Cuando te cueste prestar un favor, un servicio a una persona, piensa que es hija de Dios, recuerda que el Señor nos mandó amarnos los unos a los otros. –Más aún: ahonda cotidianamente en este precepto evangélico; no te quedes en la superficie. Saca las consecuencias –bien fácil resulta–, y acomoda tu conducta de cada instante a esos requerimientos. (Surco, 727)
Que sepas, a diario y con generosidad, fastidiarte alegre y discretamente para servir y para hacer agradable la vida a los demás. Este modo de proceder es verdadera caridad de Jesucristo. (Forja, 150)
Si dejamos que Cristo reine en nuestra alma, no nos convertiremos en dominadores, seremos servidores de todos los hombres. Servicio. ¡Cómo me gusta esta palabra! Servir a mi Rey y, por Él, a todos los que han sido redimidos con su sangre. ¡Si los cristianos supiésemos servir! Vamos a confiar al Señor nuestra decisión de aprender a realizar esta tarea de servicio, porque sólo sirviendo podremos conocer y amar a Cristo, y darlo a conocer y lograr que otros más lo amen.
¿Cómo lo mostraremos a las almas? Con el ejemplo: que seamos testimonio suyo, con nuestra voluntaria servidumbre a Jesucristo, en todas nuestras actividades, porque es el Señor de todas las realidades de nuestra vida, porque es la única y la última razón de nuestra existencia. Después, cuando hayamos prestado ese testimonio del ejemplo, seremos capaces de instruir con la palabra, con la doctrina. Así obró Cristo: coepit facere et docere, primero enseñó con obras, luego con su predicación divina. (Es Cristo que pasa, 182)
La vida es breve en comparación con lo que viviremos después, así que nos anima a aprovechar cada oportunidad para encontrar al Señor. San Agustín decía que le causaba temor pensar que Jesús estuviera pasando cerca de su vida y no darse cuenta.
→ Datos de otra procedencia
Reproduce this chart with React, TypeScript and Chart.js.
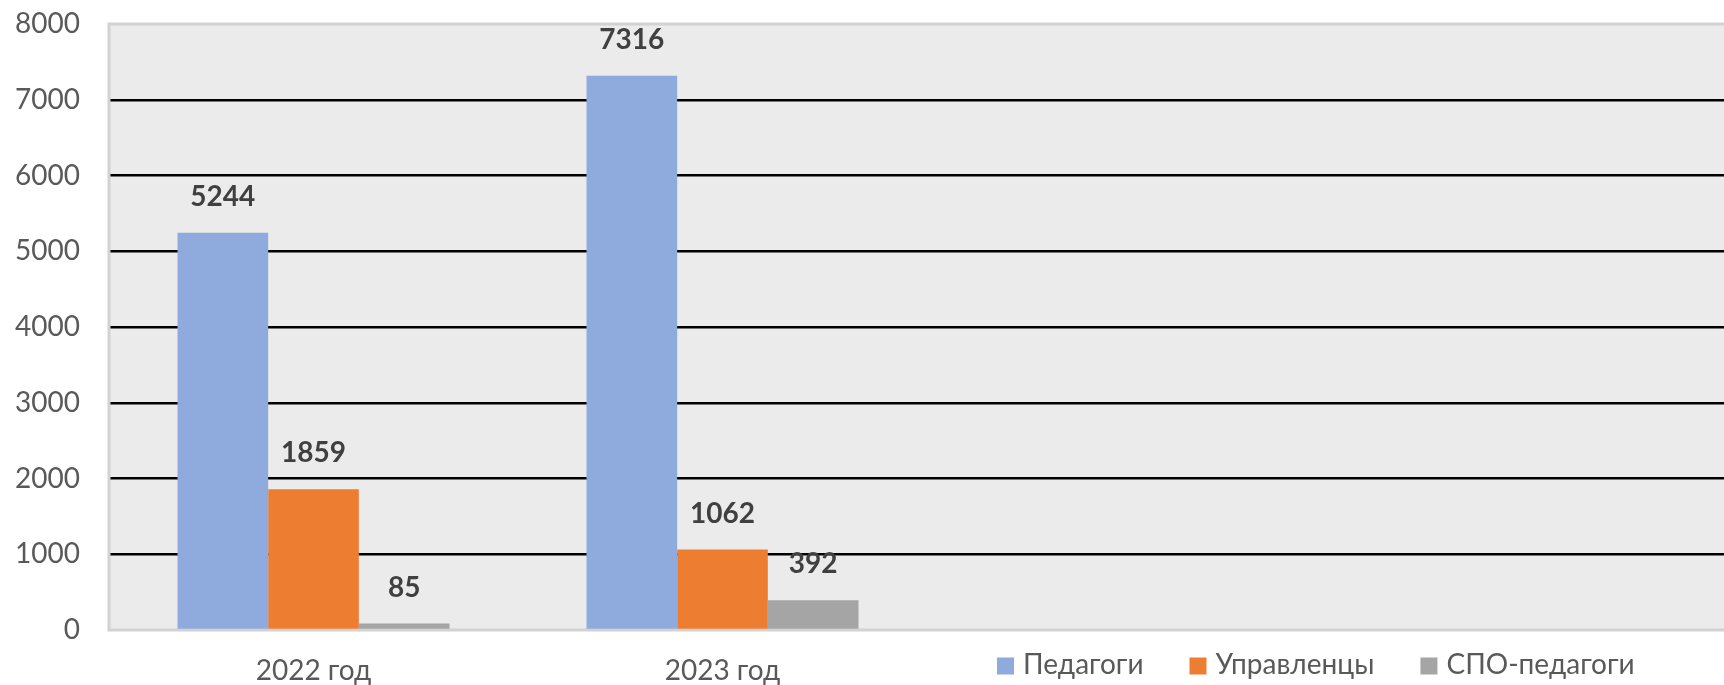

Se trata de la incertidumbre, normal en esta tierra, de no saber si seremos capaces de acoger habitualmente la presencia de Dios, luz para nuestro camino.
«La confesión cristiana de Jesús como único salvador sostiene que toda la luz de Dios se ha concentrado en él, en su “vida luminosa”, en la que se desvela el origen y la consumación de la historia. No hay ninguna experiencia humana, ningún itinerario del hombre hacia Dios, que no pueda ser integrado, iluminado y purificado por esta luz»1. La luz de la fe confiere paz y confianza al alma del cristiano. Cristo, luz de luz, Dios verdadero, es quien da pleno sentido a todo lo que hacemos. Por eso nos interesa buscar su rostro, sin descanso y sin desmayo, presente en nuestras acciones, en nuestros amores, en nuestras ilusiones.
Hay que tener los ojos fijos en Jesús, quien ya resucitado dijo: «Mirad mis manos y mis pies» (Lc 24,39). «Mirar no es solo ver, es más, también implica intención, voluntad. Por eso es uno de los verbos del amor. La madre y el padre miran a su hijo, los enamorados se miran recíprocamente; el buen médico mira atentamente al paciente... Mirar es un primer paso contra la indiferencia, contra la tentación de volver la cara hacia otro lado ante las dificultades y sufrimientos ajenos. Mirar. Y yo, ¿veo o miro a Jesús?»2.